** Objective **
Copy each line below that includes "this".

** Data to use **
━━━

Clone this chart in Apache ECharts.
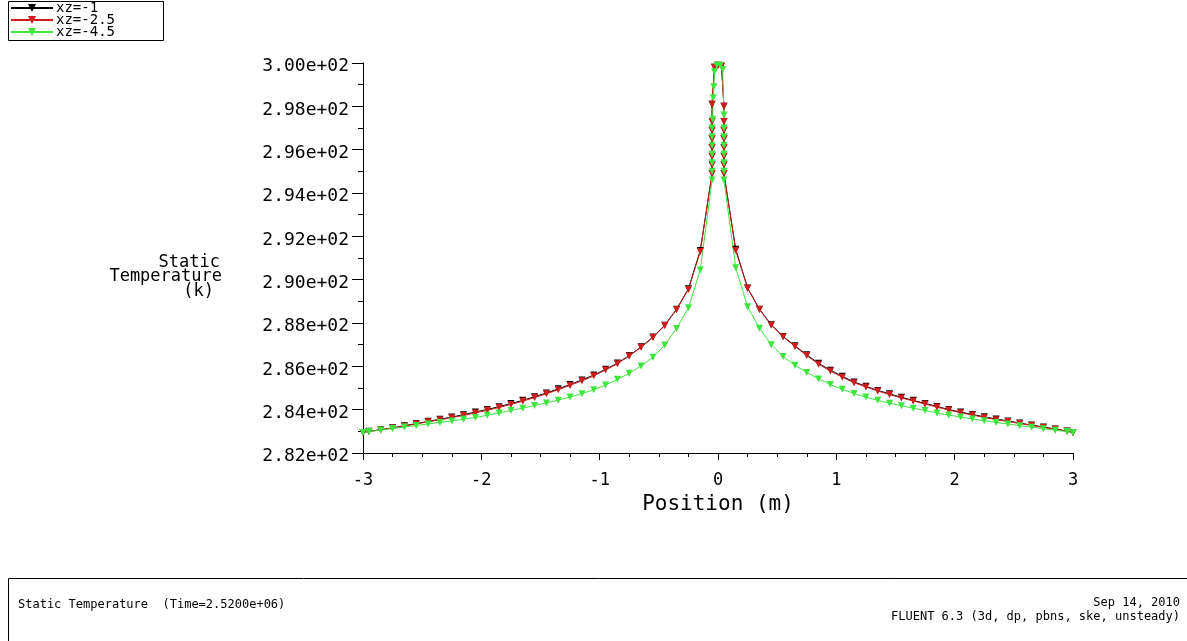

━━━

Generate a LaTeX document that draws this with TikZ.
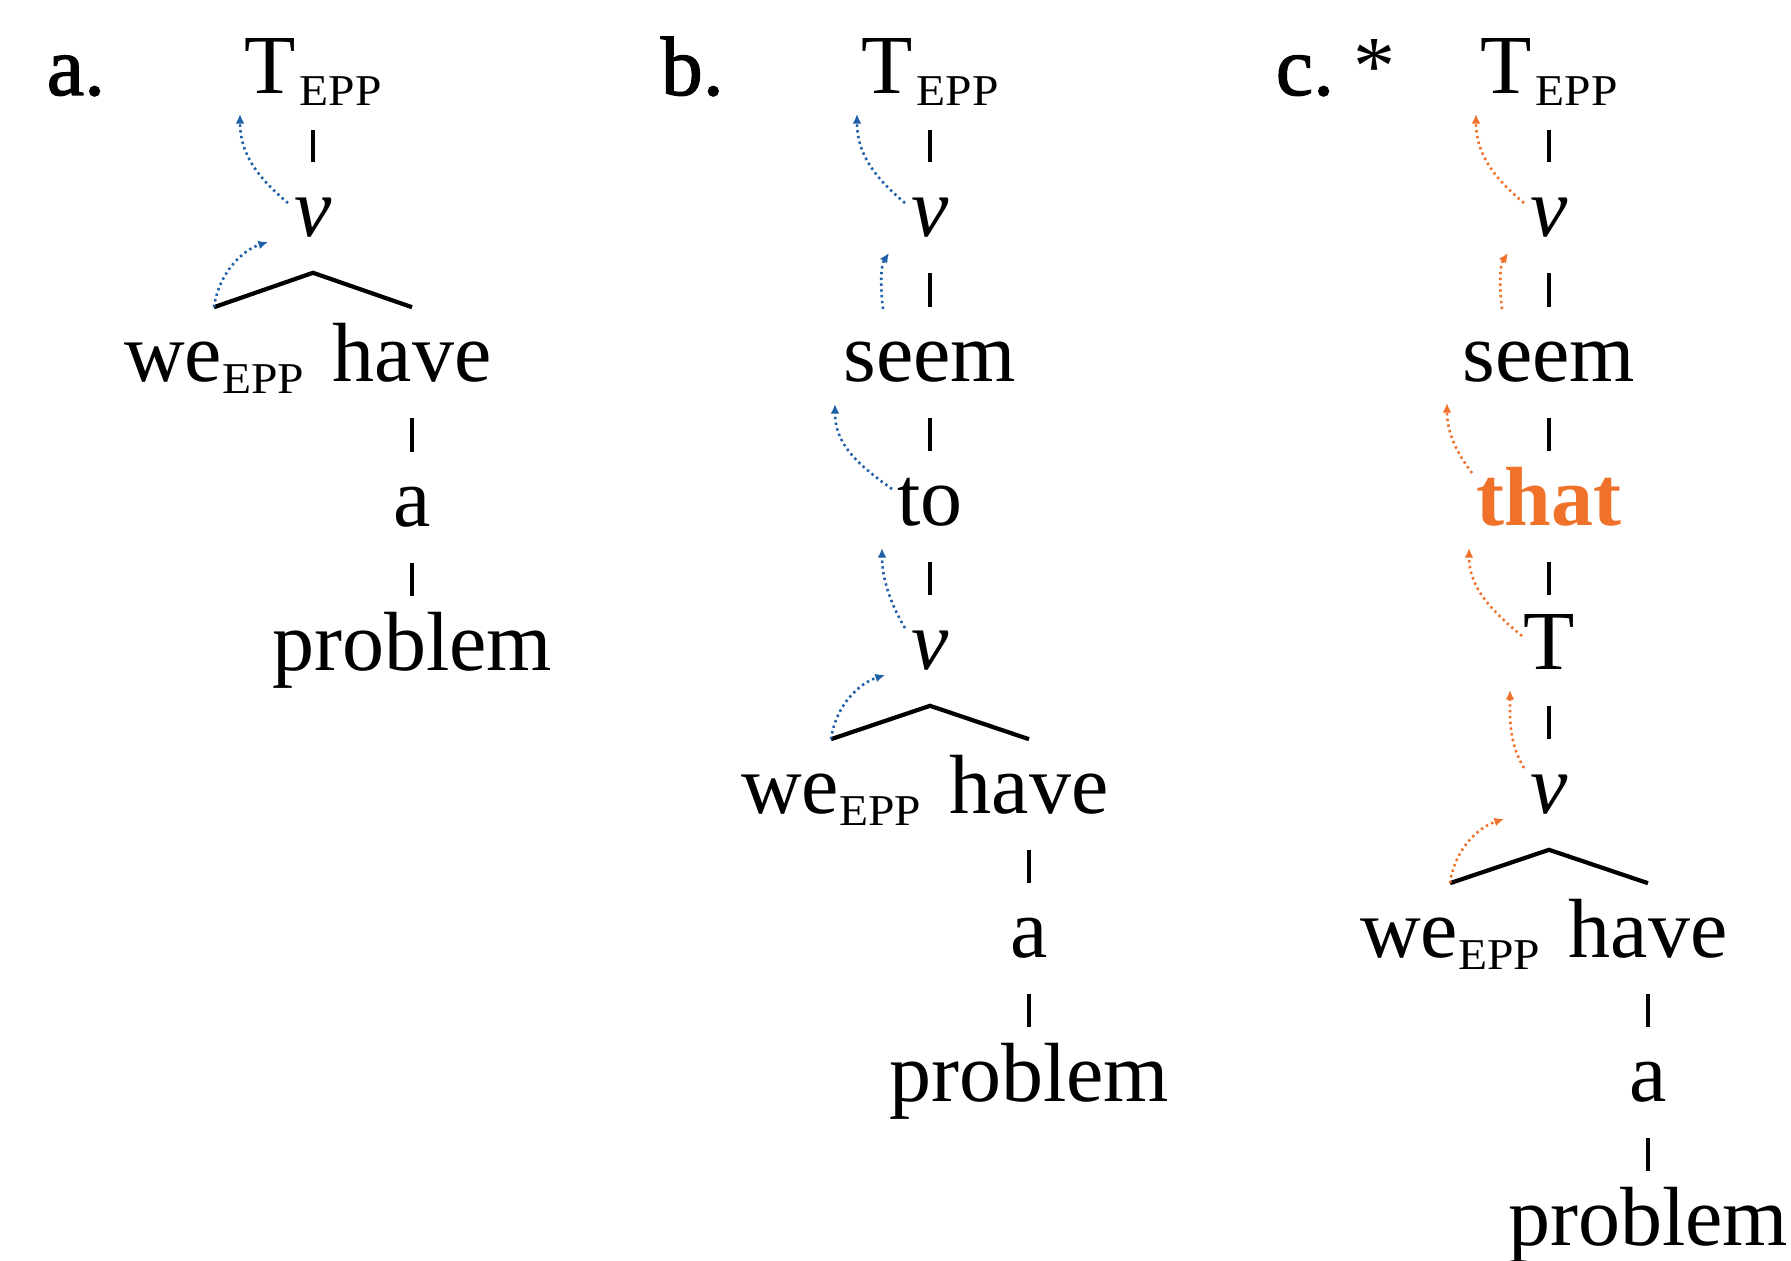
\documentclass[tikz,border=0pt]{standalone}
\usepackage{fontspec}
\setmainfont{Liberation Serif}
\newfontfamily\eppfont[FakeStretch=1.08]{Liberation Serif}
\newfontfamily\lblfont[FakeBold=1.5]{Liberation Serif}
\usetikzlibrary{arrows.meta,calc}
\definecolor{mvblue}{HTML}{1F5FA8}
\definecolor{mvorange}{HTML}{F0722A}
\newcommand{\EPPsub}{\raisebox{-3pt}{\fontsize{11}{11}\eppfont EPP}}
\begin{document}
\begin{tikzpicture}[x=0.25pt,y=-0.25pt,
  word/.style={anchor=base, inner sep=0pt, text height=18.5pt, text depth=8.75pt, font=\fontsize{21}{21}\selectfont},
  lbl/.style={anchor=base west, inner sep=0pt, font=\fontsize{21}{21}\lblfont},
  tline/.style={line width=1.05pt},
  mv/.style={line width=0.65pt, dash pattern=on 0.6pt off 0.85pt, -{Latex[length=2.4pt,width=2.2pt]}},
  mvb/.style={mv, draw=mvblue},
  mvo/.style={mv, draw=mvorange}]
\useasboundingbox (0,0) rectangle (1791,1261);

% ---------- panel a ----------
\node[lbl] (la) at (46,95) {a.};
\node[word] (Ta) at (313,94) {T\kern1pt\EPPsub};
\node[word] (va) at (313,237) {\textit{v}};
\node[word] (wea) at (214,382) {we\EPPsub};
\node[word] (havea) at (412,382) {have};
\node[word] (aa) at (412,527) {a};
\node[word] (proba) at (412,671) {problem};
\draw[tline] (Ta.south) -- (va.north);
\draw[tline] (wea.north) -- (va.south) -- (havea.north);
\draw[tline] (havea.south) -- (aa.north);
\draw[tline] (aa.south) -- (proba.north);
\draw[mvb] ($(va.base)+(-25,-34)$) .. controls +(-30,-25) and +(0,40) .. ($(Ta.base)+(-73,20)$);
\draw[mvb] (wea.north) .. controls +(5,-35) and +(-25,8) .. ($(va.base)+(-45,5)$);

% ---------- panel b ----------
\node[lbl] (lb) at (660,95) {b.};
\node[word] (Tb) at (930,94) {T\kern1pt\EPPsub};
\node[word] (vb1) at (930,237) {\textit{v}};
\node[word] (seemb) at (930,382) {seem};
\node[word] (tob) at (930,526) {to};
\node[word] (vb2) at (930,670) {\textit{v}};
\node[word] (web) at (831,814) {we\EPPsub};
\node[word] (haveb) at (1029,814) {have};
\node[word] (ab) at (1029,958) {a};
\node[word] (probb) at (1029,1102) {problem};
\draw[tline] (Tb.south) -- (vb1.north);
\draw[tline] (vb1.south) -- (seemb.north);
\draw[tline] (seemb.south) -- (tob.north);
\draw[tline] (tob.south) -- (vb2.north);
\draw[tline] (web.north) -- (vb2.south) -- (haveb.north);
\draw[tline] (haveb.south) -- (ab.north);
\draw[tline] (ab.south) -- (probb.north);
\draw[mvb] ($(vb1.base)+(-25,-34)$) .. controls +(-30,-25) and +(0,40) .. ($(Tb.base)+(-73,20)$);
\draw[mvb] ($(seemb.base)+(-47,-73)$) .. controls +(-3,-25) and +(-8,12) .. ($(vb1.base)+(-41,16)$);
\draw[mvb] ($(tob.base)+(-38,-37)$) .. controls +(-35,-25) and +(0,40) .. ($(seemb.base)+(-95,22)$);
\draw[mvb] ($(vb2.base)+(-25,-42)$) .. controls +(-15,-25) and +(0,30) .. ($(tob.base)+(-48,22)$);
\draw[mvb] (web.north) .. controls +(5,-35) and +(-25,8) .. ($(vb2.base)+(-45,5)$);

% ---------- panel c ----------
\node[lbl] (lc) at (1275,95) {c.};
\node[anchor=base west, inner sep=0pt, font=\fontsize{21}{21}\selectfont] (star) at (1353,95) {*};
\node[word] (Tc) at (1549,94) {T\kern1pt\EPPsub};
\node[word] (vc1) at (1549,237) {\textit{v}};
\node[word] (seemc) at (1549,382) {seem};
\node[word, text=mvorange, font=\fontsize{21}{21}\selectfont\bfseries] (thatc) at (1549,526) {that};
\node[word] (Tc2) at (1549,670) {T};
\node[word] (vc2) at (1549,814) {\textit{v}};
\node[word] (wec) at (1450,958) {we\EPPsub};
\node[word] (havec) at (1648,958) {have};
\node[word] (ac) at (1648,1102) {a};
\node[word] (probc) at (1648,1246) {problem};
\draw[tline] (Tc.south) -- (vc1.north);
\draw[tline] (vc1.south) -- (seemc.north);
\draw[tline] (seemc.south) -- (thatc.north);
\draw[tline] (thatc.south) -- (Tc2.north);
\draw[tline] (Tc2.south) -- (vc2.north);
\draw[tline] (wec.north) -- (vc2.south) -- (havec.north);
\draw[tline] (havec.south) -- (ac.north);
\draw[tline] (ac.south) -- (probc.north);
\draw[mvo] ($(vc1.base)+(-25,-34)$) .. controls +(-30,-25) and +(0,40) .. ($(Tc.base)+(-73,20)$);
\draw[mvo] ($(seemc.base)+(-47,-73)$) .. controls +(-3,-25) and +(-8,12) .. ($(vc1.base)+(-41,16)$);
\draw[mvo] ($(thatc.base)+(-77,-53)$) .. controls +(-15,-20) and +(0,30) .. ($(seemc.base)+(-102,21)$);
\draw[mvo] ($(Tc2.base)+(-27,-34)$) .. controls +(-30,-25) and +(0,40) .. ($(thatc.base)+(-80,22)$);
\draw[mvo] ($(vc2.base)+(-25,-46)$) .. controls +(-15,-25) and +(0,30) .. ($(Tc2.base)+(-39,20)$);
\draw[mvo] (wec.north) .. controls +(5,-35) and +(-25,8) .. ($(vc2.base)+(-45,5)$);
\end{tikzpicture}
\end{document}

━━━

** The output **
Clone this chart in Apache ECharts.
Generate a LaTeX document that draws this with TikZ.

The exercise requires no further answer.